Last week’s Science has another Brief on the ‘Stem Cell Theory of Cancer,’ with a nicely critical slant – Tumor Growth Need Not Be Driven by Rare Cancer Stem Cells, by Kelly et al.
Determining whether the growth of various tumors is sustained by most of the tumor cells or by a rare subpopulation has important ramifications for the design of novel therapies. Therefore, the cancer stem cell hypothesis merits more rigorous tests. For human tumors, ultimately this will require transfer of tumor cells into mice installed with all the requisite human support cells. Lastly, because the term “cancer stem cell” also currently designates the normal cell that founded the tumor, we suggest that the cells sustaining growth of an established tumor be referred to as “tumor-propagating cells.”

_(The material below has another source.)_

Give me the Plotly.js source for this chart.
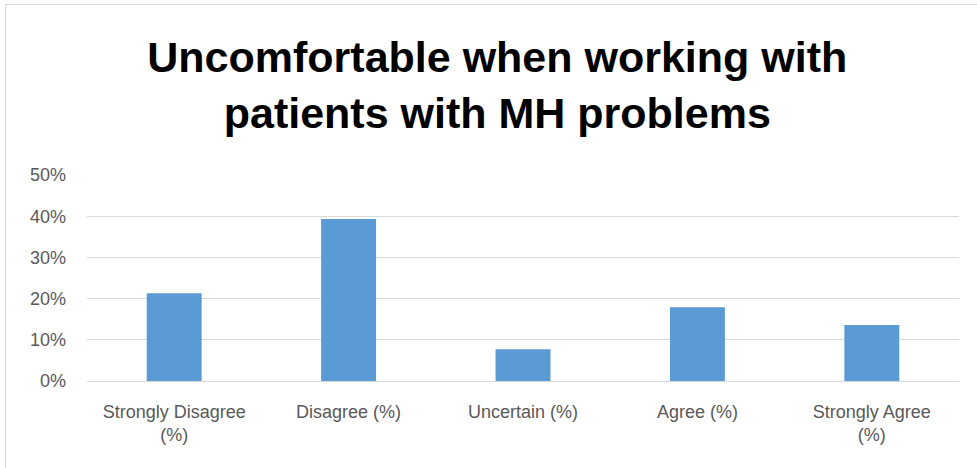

I dunno – I could think of a whole list of ways to refer to these cells other than “cancer stem cells” or “tumor-propagating cells.” Others that have been used include “tumor-initiating cells,” “cancer stem-like cells,” or tumor cells with a newly acquired mutation. Whatever you call them, there are serious problems with cancer stem cells as a theory of cancer (as opposed to just sharing a couple common features, such as self-renewal).
A merger of Hanahan & Weinberg’s model (2000) of trait acquisition in cancer progression and Merlo et al.‘s (2006) model of an evolving neoplastic ecosystem fit the collective data much better, as I’ve said before.
- Kelly PN, Dakic A, Adams JM, Nutt SL, Strasser A. Tumor growth need not be driven by rare cancer stem cells. Science. 2007 Jul 20;317(5836):337. Pubmed
- Merlo LM, Pepper JW, Reid BJ, Maley CC. Cancer as an evolutionary and ecological process. Nat Rev Cancer. 2006 Dec;6(12):924-35. Pubmed.
- Hanahan D, Weinberg RA. The hallmarks of cancer. Cell. 2000 Jan 7;100(1):57-70. Pubmed.